16 To the woman he said,

“I will make your pains in childbearing very severe; with painful labor you will give birth to children. Your desire will be for your husband, and he will rule over you.”

17 To Adam he said, “Because you listened to your wife and ate fruit from the tree about which I commanded you, ‘You must not eat from it,’

“Cursed is the ground because of you; through painful toil you will eat food from it all the days of your life. 18 It will produce thorns and thistles for you, and you will eat the plants of the field. 19 By the sweat of your brow you will eat your food until you return to the ground, since from it you were taken; for dust you are and to dust you will return.”

23 So the LORD God banished him from the Garden of Eden to work the ground from which he had been taken.

Not a very pretty picture. We have deception, pride, accusations, shame, guilt, punishment, the fate of all mankind, and the promise of redemption all rolled up into one less-than-700-words chapter of the Bible. There’s a lot to digest there. A lot to discuss. Obviously in the limited remaining space of this post I will not even scratch the surface of all that sin means and implies. Also, for the purposes of this series I’m merely interested in fleshing out how I became convinced that Scripture encourages free enterprise.

So let me keep things simple today: if sin did not exist, progressive liberalism, collectivism, socialism, and even communism would be appropriate ideologies for a Christian to embrace.

Or as Ronald Reagan once put it: Socialism works in Heaven where they don’t need it, and in Hell where they’ve already got it.

Some might accuse me of contradicting myself in that I began this piece by stating that we must first assess our end-goal and then pursue figuring out how best to achieve it. So if Reagan’s quote is even tangentially accurate, shouldn’t we be aiming for some form of collectivism?

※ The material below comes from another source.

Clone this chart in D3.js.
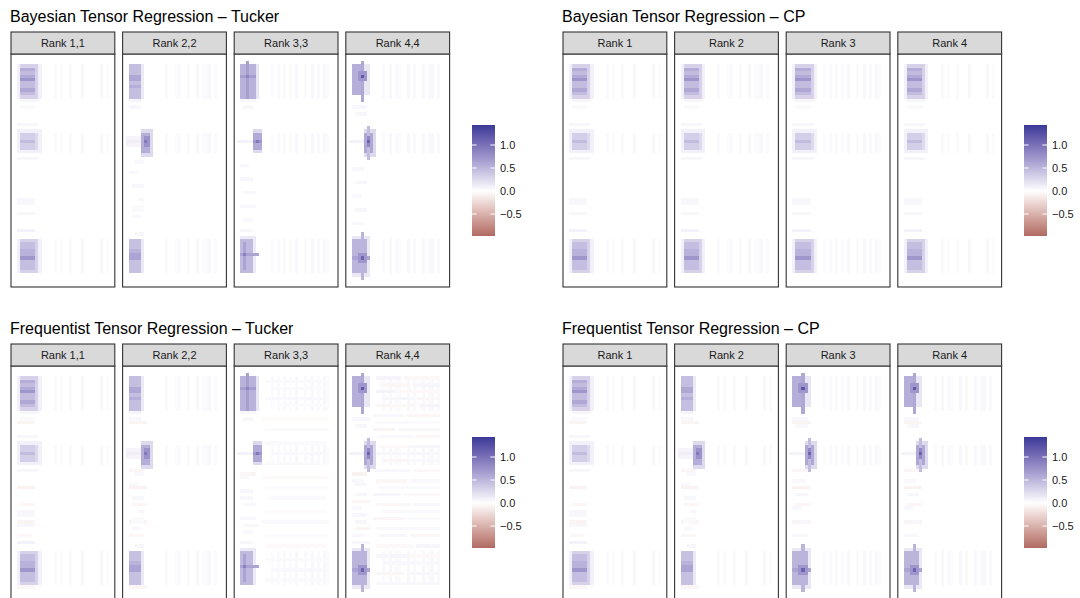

This is a good, however misguided, question. Our end-goal isn’t a system of government or economy – it is God himself. Our eventual end-goal is to personally know our Maker and spend eternity with Him. Our eventual end-goal is not free health care or governing world bodies that will divvy up rich people’s money and re-distribute it “equitably.”

Think of the weight of evidence against collective rule:

  • While on earth, and despite our fallen nature, we are to have dominion over the earth and subdue it.
  • We know that we are right to seek to maintain our individual identity while at the same time we are called upon to be a functioning member of a “body.”
  • As we will discuss in an upcoming posts on The Tower of Babel and Israel’s demand for a king, God has made His disdain for centralized power very clear.
  • Factor in that the creative and entrepreneurial tendencies in human are actually the sparks of the Divine (in whose image we were created) flickering through the cloud of smog that sin envelops mankind in.

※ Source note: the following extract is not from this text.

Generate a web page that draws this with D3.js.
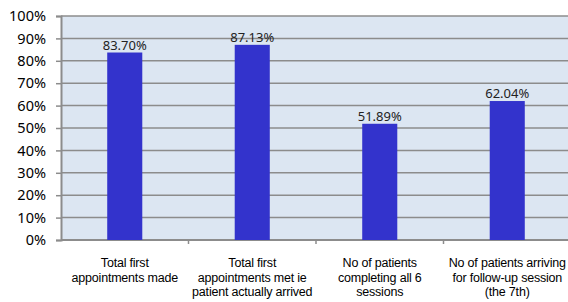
<!DOCTYPE html>
<html>
<head>
<meta charset="utf-8">
<script src="https://cdn.jsdelivr.net/npm/d3@7"></script>
<style>
  body { margin: 0; background: #fff; }
  svg { display: block; }
</style>
</head>
<body>
<div id="chart"></div>
<script>
// categories, one entry per bar (lines of the wrapped label)
const categories = [
    ["Total first", "appointments made"],
    ["Total first", "appointments met ie", "patient actually arrived"],
    ["No of patients", "completing all 6", "sessions"],
    ["No of patients arriving", "for follow-up session", "(the 7th)"]
];
const values = [83.70, 87.13, 51.89, 62.04];
const yTicks = [0, 10, 20, 30, 40, 50, 60, 70, 80, 90, 100];

const width = 568, height = 302;
const margin = {top: 16, right: -3, bottom: 62, left: 61};
const innerW = width - margin.left - margin.right;
const innerH = height - margin.top - margin.bottom;

const svg = d3.select("#chart").append("svg")
    .attr("width", width)
    .attr("height", height);

const chart = svg.append("g")
    .attr("transform", `translate(${margin.left},${margin.top})`);

const x = d3.scaleBand()
    .domain(d3.range(values.length))
    .range([0, innerW]);

const y = d3.scaleLinear()
    .domain([0, 100])
    .range([innerH, 0]);

// plot background
chart.append("rect")
    .attr("x", 0)
    .attr("y", 0)
    .attr("width", innerW)
    .attr("height", innerH)
    .attr("fill", "#dce6f2");

// gridlines
chart.selectAll(".grid")
    .data(yTicks)
    .join("line")
    .attr("class", "grid")
    .attr("x1", 0)
    .attr("x2", innerW)
    .attr("y1", d => y(d))
    .attr("y2", d => y(d))
    .attr("stroke", "#8c8c8c")
    .attr("stroke-width", 1.5);

// left axis
const yAxis = chart.append("g")
    .call(d3.axisLeft(y).tickValues(yTicks).tickSize(5).tickFormat(d => d + "%"));
yAxis.select(".domain").attr("stroke", "#8c8c8c").attr("stroke-width", 2);
yAxis.selectAll(".tick line").attr("stroke", "#8c8c8c").attr("stroke-width", 1.5);
yAxis.selectAll(".tick text")
    .attr("x", -15)
    .attr("fill", "#000")
    .style("font-family", "'Noto Sans', sans-serif")
    .style("font-size", "14.5px");

// bottom axis with ticks between categories
chart.append("line")
    .attr("x1", 0).attr("x2", innerW)
    .attr("y1", innerH).attr("y2", innerH)
    .attr("stroke", "#8c8c8c")
    .attr("stroke-width", 2);

chart.selectAll(".xtick")
    .data(d3.range(1, values.length))
    .join("line")
    .attr("class", "xtick")
    .attr("x1", d => x(d))
    .attr("x2", d => x(d))
    .attr("y1", innerH)
    .attr("y2", innerH + 4)
    .attr("stroke", "#8c8c8c")
    .attr("stroke-width", 1.5);

// bars
const barW = x.bandwidth() * 0.275;
chart.selectAll(".bar")
    .data(values)
    .join("rect")
    .attr("class", "bar")
    .attr("x", (d, i) => x(i) + x.bandwidth() / 2 - barW / 2)
    .attr("y", d => y(d))
    .attr("width", barW)
    .attr("height", d => innerH - y(d))
    .attr("fill", "#3333cc");

// value labels
chart.selectAll(".value")
    .data(values)
    .join("text")
    .attr("class", "value")
    .attr("x", (d, i) => x(i) + x.bandwidth() / 2)
    .attr("y", d => y(d) - 3)
    .attr("text-anchor", "middle")
    .style("font-family", "'Noto Sans', sans-serif")
    .style("font-size", "13px")
    .style("fill", "#222")
    .text(d => d.toFixed(2) + "%");

// category labels
const cat = chart.selectAll(".cat")
    .data(categories)
    .join("text")
    .attr("class", "cat")
    .attr("x", (d, i) => x(i) + x.bandwidth() / 2)
    .attr("y", innerH + 27)
    .attr("text-anchor", "middle")
    .style("font-family", "'Liberation Sans', Arial, sans-serif")
    .style("font-size", "12.5px")
    .style("letter-spacing", "-0.2px")
    .style("fill", "#000");

cat.selectAll("tspan")
    .data(d => d)
    .join("tspan")
    .attr("x", function() { return d3.select(this.parentNode).attr("x"); })
    .attr("dy", (d, i) => i === 0 ? 0 : 14.5)
    .text(d => d);
</script>
</body>
</html>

The list could go on for pages, and we’ll be coming back to these themes and ideas again, but all I am trying to do here today is point out that if sin is a reality, and if our ultimate goal is to live out God’s word in every aspect of our lives, then we ought to be able to roundly reject much of Leftist socio-economic thought.

This doesn’t mean free market capitalism is flawless, or even that it is for sure the best, most Christ-honoring system possible, but if in trying to help a sick patient the doctor refuses to eliminate cures that he knows (or should know) can never work, then it’s time to find a new doctor.